Tradisi Sekaten dan Grebek Muludan di Keraton Ngayogyakarta

Perhelatan tradisi Sekaten merupakan serangkaian acara tahunan dari keraton Yogyakarta dan Surakarta untuk memperingati hari lahirnya Nabi Muhammad SAW. Pelaksanaan sekaten sendiri adalah dimulai dari tanggal 5 sampai dengan tanggal 11 Rabi'ul Awal yang kemudian ditutup di tanggal 12 Rabi'ul Awal dengan prosesi upacara Gerebek Mulud. Sejarah dan asal-usul tradisi sekaten sendiri adalah perayaan untuk memperingati kelahiran Nabi Muhammad dari kerajaan-kerajaan Islam di pulau jawa pada jaman Kesultanan Demak. Namun pada perkembangannya karena orang jawa sangat menyukai gamelan, maka acara sekaten pun menyertakan pementasan gamelan di Masjid Agung Demak. Sejak dari sinilah kemudian acara sekaten tak lepas dari pementasan gamelan.

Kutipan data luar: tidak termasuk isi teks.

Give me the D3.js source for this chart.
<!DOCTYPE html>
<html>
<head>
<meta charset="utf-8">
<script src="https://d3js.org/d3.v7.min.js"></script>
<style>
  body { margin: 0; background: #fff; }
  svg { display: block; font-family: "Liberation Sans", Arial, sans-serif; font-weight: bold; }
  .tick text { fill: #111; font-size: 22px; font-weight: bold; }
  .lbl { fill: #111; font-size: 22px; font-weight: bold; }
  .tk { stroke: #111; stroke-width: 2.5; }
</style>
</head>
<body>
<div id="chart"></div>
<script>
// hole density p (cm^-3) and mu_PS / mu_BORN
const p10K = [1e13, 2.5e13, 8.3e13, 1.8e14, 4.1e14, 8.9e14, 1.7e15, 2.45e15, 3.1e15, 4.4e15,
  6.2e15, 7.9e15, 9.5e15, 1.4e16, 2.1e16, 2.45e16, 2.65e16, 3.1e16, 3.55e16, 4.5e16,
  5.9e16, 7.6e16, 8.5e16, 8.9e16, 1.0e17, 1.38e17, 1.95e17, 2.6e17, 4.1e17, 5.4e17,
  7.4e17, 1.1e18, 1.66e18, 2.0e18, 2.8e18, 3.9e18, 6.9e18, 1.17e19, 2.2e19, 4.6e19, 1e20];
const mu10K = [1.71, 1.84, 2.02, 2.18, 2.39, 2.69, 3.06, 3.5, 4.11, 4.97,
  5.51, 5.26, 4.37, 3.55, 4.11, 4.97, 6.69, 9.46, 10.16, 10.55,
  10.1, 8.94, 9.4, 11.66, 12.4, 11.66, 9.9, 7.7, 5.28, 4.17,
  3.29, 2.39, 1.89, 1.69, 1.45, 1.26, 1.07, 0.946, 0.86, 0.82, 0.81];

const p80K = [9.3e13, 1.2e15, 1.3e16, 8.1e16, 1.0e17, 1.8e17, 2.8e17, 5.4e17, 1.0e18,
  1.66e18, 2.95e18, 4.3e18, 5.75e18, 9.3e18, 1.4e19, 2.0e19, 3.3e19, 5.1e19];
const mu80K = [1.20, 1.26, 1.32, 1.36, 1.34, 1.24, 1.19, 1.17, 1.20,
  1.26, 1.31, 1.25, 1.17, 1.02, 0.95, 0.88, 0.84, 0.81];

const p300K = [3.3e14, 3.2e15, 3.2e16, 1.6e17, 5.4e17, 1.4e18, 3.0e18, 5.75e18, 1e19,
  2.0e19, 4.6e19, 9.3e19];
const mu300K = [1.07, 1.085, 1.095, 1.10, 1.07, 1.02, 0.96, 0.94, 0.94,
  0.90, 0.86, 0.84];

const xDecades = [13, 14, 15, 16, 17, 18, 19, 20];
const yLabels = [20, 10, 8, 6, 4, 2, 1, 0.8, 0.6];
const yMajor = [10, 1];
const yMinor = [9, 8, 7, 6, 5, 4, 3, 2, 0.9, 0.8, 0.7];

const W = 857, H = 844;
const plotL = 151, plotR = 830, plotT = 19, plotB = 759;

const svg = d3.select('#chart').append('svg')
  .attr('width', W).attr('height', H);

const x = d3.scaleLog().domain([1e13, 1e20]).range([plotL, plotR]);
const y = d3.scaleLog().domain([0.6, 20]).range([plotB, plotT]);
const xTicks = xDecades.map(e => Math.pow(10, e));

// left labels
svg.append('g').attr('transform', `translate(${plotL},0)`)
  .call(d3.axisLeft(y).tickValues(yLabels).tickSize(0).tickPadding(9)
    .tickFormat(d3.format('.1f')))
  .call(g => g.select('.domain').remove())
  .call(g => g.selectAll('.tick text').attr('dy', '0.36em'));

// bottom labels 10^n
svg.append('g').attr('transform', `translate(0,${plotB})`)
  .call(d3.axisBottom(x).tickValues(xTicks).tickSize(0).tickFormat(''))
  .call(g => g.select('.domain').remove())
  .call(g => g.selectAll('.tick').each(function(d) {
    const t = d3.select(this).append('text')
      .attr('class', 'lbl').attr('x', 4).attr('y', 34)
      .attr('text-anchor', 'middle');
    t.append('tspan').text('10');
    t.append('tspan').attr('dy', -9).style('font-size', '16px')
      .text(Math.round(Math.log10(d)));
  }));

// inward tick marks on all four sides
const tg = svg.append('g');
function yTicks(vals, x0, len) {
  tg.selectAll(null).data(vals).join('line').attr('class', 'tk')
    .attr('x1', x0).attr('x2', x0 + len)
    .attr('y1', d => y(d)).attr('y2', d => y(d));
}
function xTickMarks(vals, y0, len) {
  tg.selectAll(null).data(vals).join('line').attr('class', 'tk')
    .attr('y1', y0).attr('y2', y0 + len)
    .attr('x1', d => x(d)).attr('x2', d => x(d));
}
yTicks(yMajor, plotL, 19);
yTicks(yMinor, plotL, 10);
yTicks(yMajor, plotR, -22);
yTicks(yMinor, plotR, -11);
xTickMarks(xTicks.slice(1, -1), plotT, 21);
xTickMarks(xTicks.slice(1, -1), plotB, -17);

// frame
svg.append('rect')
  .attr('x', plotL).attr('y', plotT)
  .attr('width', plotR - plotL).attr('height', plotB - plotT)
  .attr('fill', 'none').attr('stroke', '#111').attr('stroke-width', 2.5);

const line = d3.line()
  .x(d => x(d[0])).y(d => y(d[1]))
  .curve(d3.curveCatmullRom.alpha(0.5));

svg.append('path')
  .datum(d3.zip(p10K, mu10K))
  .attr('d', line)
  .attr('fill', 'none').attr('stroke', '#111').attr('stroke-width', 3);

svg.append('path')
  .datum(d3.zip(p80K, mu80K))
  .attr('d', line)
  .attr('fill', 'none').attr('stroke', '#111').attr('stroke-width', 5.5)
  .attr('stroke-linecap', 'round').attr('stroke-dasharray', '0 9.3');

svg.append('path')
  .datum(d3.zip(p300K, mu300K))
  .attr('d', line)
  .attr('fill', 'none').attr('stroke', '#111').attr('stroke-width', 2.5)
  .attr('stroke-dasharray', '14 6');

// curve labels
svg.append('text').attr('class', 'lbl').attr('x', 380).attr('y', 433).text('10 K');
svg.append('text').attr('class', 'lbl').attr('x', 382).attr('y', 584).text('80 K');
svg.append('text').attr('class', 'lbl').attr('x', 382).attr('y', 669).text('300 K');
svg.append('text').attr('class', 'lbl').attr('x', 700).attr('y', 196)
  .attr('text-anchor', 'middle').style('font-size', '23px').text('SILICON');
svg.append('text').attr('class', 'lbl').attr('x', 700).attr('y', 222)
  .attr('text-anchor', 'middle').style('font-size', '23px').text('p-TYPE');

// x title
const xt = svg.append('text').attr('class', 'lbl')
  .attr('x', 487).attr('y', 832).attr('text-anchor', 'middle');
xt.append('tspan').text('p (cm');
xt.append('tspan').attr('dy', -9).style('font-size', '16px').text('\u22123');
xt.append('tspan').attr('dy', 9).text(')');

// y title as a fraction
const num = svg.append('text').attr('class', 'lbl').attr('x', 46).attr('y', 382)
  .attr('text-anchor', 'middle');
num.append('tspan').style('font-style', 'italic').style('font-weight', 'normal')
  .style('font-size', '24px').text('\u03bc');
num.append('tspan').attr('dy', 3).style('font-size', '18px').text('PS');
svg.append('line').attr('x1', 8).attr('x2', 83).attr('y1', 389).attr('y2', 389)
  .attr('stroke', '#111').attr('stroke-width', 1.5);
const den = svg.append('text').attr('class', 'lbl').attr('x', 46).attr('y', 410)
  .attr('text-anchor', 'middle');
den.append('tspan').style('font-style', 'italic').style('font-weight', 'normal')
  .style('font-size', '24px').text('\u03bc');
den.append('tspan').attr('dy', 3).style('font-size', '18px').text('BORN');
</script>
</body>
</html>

Asal-usul nama sekaten sendiri adalah berasal dari kata syahadatain yang artinya kesaksian (syahadat) kepada yang dua yakni Allah sebagai Tuhan dan Muhammad sebagai RosulNya. Kemudian makna ini bergeser ke yang lebih luas menjadi sahutain, sakhatain, sakhotain, sekati dan kemudian sekat. Sahutain sendiri maknanya adalah menghindari dua perkara yakni pelacuran dan penyelewengan. Sementara sakhatain adalah menghilangkan dua sifat yakni sifat hewani dan sifat setani. Sakhotain adalah mengamalkan dua perkara yaitu berbudi luhur dan berserah kepada Tuhan. 

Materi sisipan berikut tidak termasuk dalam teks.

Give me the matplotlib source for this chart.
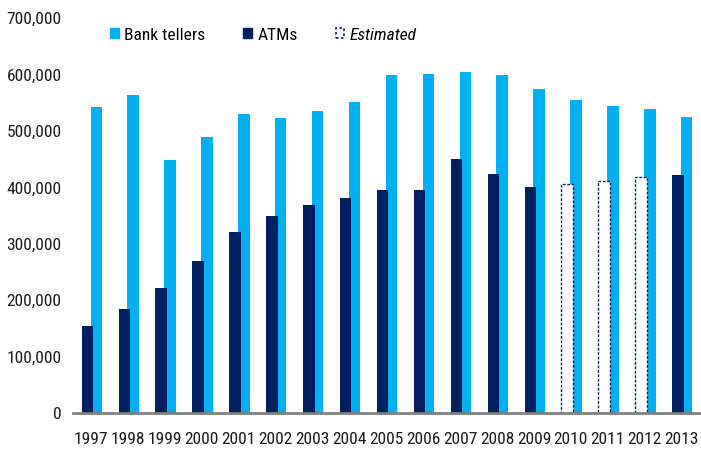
import matplotlib
matplotlib.use('Agg')
import matplotlib.pyplot as plt
from matplotlib import font_manager
from matplotlib.patches import Patch
from matplotlib.ticker import FuncFormatter

years = ['1997', '1998', '1999', '2000', '2001', '2002', '2003', '2004', '2005',
         '2006', '2007', '2008', '2009', '2010', '2011', '2012', '2013']
tellers = [542000, 564000, 448000, 489000, 530000, 523000, 535000, 551000, 599000,
           601000, 604000, 599000, 574000, 555000, 544000, 539000, 525000]
atms = [154000, 184000, 222000, 269000, 321000, 349000, 369000, 381000, 395000,
        395000, 450000, 424000, 400000, 406000, 412000, 418000, 422000]
estimated = [False] * 13 + [True, True, True] + [False]

light = '#00B0F0'
navy = '#002060'

# a narrow face fits the squeezed look of the original, if one is around
names = {f.name for f in font_manager.fontManager.ttflist}
narrow = [n for n in ['Roboto Condensed', 'Liberation Sans Narrow', 'Arial Narrow'] if n in names]
if narrow:
    plt.rcParams['font.family'] = [narrow[0], 'DejaVu Sans']
    fs = 12.5
else:
    plt.rcParams['font.family'] = ['Liberation Sans', 'DejaVu Sans']
    fs = 11.5

fig = plt.figure(figsize=(7.01, 4.53), dpi=100)
ax = fig.add_axes([0.1036, 0.0883, 0.8950, 0.8717])

x = list(range(len(years)))
w = 0.31
ax.bar([i + 0.14 for i in x], tellers, width=w, color=light, zorder=1)
for i, v in enumerate(atms):
    if estimated[i]:
        ax.bar(i - 0.1, v, width=w, facecolor='white', edgecolor=navy,
               linestyle=(0, (2, 1.2)), linewidth=1.0, zorder=2)
    else:
        ax.bar(i - 0.1, v, width=w, color=navy, zorder=2)

ax.set_xlim(-0.5, 16.5)
ax.set_ylim(0, 700000)
ax.set_yticks(range(0, 700001, 100000))
ax.yaxis.set_major_formatter(FuncFormatter(lambda v, p: f'{int(v):,}'))
ax.set_xticks(x)
ax.set_xticklabels(years)
ax.tick_params(axis='both', length=0, labelsize=fs, colors='#1a1a1a')
ax.tick_params(axis='x', pad=14)
ax.tick_params(axis='y', pad=8)

for s in ['top', 'right', 'left']:
    ax.spines[s].set_visible(False)
ax.spines['bottom'].set_color('#808080')
ax.spines['bottom'].set_linewidth(2)

handles = [Patch(facecolor=light, edgecolor=light),
           Patch(facecolor=navy, edgecolor=navy),
           Patch(facecolor='white', edgecolor=navy, linestyle=(0, (1.5, 1.5)), linewidth=1.2)]
leg = fig.legend(handles, ['Bank tellers', 'ATMs', 'Estimated'], ncol=3,
                 loc='center left', bbox_to_anchor=(110 / 701, 1 - 35 / 453),
                 frameon=False, fontsize=fs, borderpad=0, borderaxespad=0,
                 handlelength=0.5, handleheight=0.5,
                 handletextpad=0.3, columnspacing=2.2)
leg.get_texts()[2].set_style('italic')

fig.savefig('out.png', dpi=100)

Dan yang terakhir adalah sekati yang artinya bisa menimbang yang dua yaitu hal-hal baik dan hal-hal buruk. Terakhir sekat yang berarti batas yang bermakna membatasi diri pada hal-hal buruk.     

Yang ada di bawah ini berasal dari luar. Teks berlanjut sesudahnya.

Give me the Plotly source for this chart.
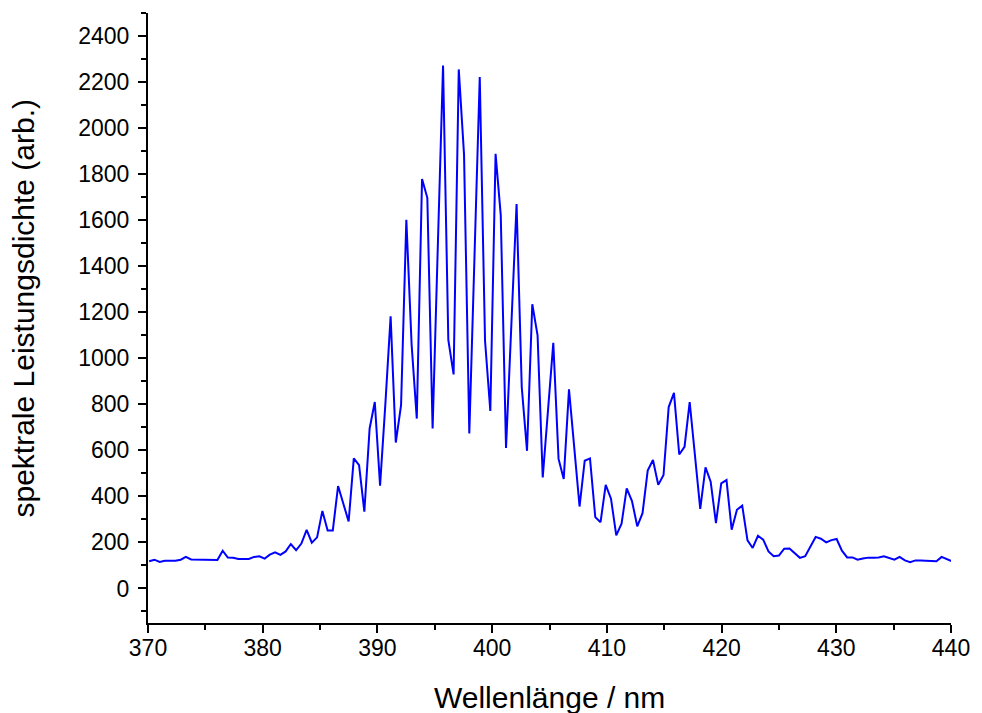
import plotly.graph_objects as go

# Wavelength grid of the spectrometer (nm)
wavelength_nm = [
    370.10, 370.56, 371.02, 371.47, 371.93, 372.39, 372.85, 373.30, 373.76, 374.22,
    374.68, 375.13, 375.59, 376.05, 376.51, 376.96, 377.42, 377.88, 378.34, 378.79,
    379.25, 379.71, 380.17, 380.62, 381.08, 381.54, 382.00, 382.45, 382.91, 383.37,
    383.83, 384.28, 384.74, 385.20, 385.66, 386.11, 386.57, 387.03, 387.49, 387.94,
    388.40, 388.86, 389.32, 389.77, 390.23, 390.69, 391.15, 391.60, 392.06, 392.52,
    392.98, 393.43, 393.89, 394.35, 394.81, 395.26, 395.72, 396.18, 396.64, 397.09,
    397.55, 398.01, 398.47, 398.92, 399.38, 399.84, 400.30, 400.75, 401.21, 401.67,
    402.13, 402.58, 403.04, 403.50, 403.96, 404.41, 404.87, 405.33, 405.79, 406.24,
    406.70, 407.16, 407.62, 408.07, 408.53, 408.99, 409.45, 409.90, 410.36, 410.82,
    411.28, 411.73, 412.19, 412.65, 413.11, 413.56, 414.02, 414.48, 414.94, 415.39,
    415.85, 416.31, 416.77, 417.22, 417.68, 418.14, 418.60, 419.05, 419.51, 419.97,
    420.43, 420.88, 421.34, 421.80, 422.26, 422.71, 423.17, 423.63, 424.09, 424.54,
    425.00, 425.46, 425.92, 426.37, 426.83, 427.29, 427.75, 428.20, 428.66, 429.12,
    429.58, 430.03, 430.49, 430.95, 431.41, 431.86, 432.32, 432.78, 433.24, 433.69,
    434.15, 434.61, 435.07, 435.52, 435.98, 436.44, 436.90, 437.35, 437.81, 438.27,
    438.73, 439.18, 439.64, 440.10,
]

# Spectral power density (arbitrary units)
power_density = [
    118, 125, 115, 120, 120, 120, 125, 137, 126, 125,
    124, 123, 123, 124, 164, 134, 133, 128, 128, 128,
    137, 140, 130, 147, 157, 146, 161, 193, 166, 195,
    255, 199, 222, 337, 252, 252, 445, 370, 291, 565,
    536, 334, 695, 810, 447, 800, 1182, 634, 796, 1602,
    1060, 738, 1779, 1697, 695, 1480, 2272, 1080, 930, 2255,
    1884, 673, 1450, 2222, 1077, 771, 1888, 1622, 610, 1140,
    1670, 875, 598, 1235, 1100, 482, 780, 1067, 563, 476,
    865, 620, 356, 555, 565, 310, 288, 450, 390, 231,
    281, 435, 380, 270, 327, 512, 558, 450, 493, 788,
    850, 582, 615, 810, 570, 346, 526, 464, 284, 457,
    471, 255, 342, 360, 209, 176, 229, 212, 161, 140,
    143, 173, 174, 154, 133, 140, 180, 224, 216, 200,
    210, 215, 164, 135, 135, 125, 130, 134, 134, 135,
    140, 132, 125, 137, 122, 114, 122, 121, 120, 118,
    118, 137, 128, 118,
]

x_ticks = [370, 380, 390, 400, 410, 420, 430, 440]
y_ticks = [0, 200, 400, 600, 800, 1000, 1200, 1400, 1600, 1800, 2000, 2200, 2400]

FONT = "Liberation Sans, Arial, sans-serif"

fig = go.Figure()
fig.add_trace(go.Scatter(
    x=wavelength_nm,
    y=power_density,
    mode="lines",
    line=dict(color="#0000FF", width=2),
    showlegend=False,
))

axis_common = dict(
    showline=True,
    linecolor="black",
    linewidth=2,
    ticks="outside",
    ticklen=8,
    tickwidth=2,
    tickcolor="black",
    showgrid=False,
    zeroline=False,
    mirror=False,
    tickfont=dict(family=FONT, size=23, color="black"),
)

fig.update_layout(
    width=982,
    height=713,
    margin=dict(l=148, r=22, t=13, b=90),
    paper_bgcolor="white",
    plot_bgcolor="white",
    font=dict(family=FONT, color="black"),
    xaxis=dict(
        range=[370, 440],
        tickmode="array",
        tickvals=x_ticks,
        ticktext=[str(v) for v in x_ticks],
        ticklabelstandoff=-5,
        minor=dict(dtick=5, tick0=370, ticks="outside", ticklen=5, tickwidth=2, tickcolor="black"),
        **axis_common,
    ),
    yaxis=dict(
        range=[-150, 2500],
        tickmode="array",
        tickvals=y_ticks,
        ticktext=[str(v) for v in y_ticks],
        ticklabelstandoff=4,
        minor=dict(dtick=100, tick0=0, ticks="outside", ticklen=5, tickwidth=2, tickcolor="black"),
        **axis_common,
    ),
    annotations=[
        dict(
            text="Wellenlänge / nm",
            xref="paper", yref="paper",
            x=0.5, y=-0.092,
            xanchor="center", yanchor="top",
            showarrow=False,
            font=dict(family=FONT, size=30, color="black"),
        ),
        dict(
            text="spektrale Leistungsdichte (arb.)",
            xref="paper", yref="paper",
            x=-0.155, y=0.5164,
            xanchor="center", yanchor="middle",
            textangle=-90,
            showarrow=False,
            font=dict(family=FONT, size=30, color="black"),
        ),
    ],
)

fig.write_html("out.html")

Prosesi upacara sekaten sendiri berlangsung selama tujuh hari penuh dengan runutan acara sebagai berikut: Pada tanggal 5 Rabiul Awal sekira jam 4 sore mulai ditabuhnya gamelan sekaten oleh para nayaga dan berakhir hingga menjelang tengah malam. Kemudian pada pukul 11 malam gamelan sekaten pun akan dipindahkan ke pagongan di halaman Masjid Besar yang kemudian disusul dengan hadirnya Sri Sultan beserta pengiringnya ke serambi Masjid Besar untuk mendengarkan pembacaan Riwayat kelahiran Nabi Muhammad SAW pada tanggal 11 Rabiul Awal. Dan prosesi sekaten pun ditutup ditandai dengan dikembalikannya gamelan sekaten dari halaman masjid Besar ke tempatnya semula. Di tempat lain yaitu di halaman Istana magangan diadakan pula acara Numpak Wajik yakni pada tanggal 10 Rabiul Awal sekira pukul 4 sore. Dalam acara numpak wajik ini diadakan hiburan tetabuhan menggunakan alat-alat keseharian yang antara lain kentongan dan lumpang (alat untuk menumbuk padi tradisional) yang diiringi dengan  nyanyian-nyanyian bernada riang dari lagu-lagu Jawa populer seperti Lompong Keli, Tundhung Setan, Owal Awil, dan lainnya.

Acara numpak wajik sendiri merupakan pertanda akan dimulainya penyusunan gunungan yang pada acara grebek mulud nanti diarak dan diperebutkan oleh masyarakat yang hadir dalam acara tersebut. Dan puncaknya adalah acara grebek muludan yang diadakan pada tanggal 12 Rabiul Awal tepat dimana Nabi Muhammad SAW dilahirkan. Tradisi grebek muludan ini akan dimulai pada pukul 8 pagi hingga pukul 10 siang. Acara dimulai dengan dibawanya gunungan menuju Masjid Agung untuk dido'akan dengan dikawal oleh 10 macam brigade prajurit keraton yaitu wirabraja, dhaheng, Patangpuluh, Jagakarya, Prawiratama, Nyutra, Ketanggung, Mantrirejo, Surakarsa, dan Bugis. Untuk gunungan sendiri adalah makanan, buah-buahan, sayuran dan beras ketan yang disusun sedemikian rupa hingga mengerucut ke atas menyerupai gunung.

Setelah gunungan didoakan maka selanjutnya bagian dari gunungan itulah yang nanti akan diperebutkan oleh masyarakat yang hadir dalam acara tersebut. Mereka berebut gunungan karena gunungan dipercaya memiliki nilai sakral yang jika diletakkan di sawah atau ladang maka tanaman mereka akan subur dan terhindar dari hama. Sementara jika disimpan di rumah maka penghuni rumah akan terhindar dari mara bahaya.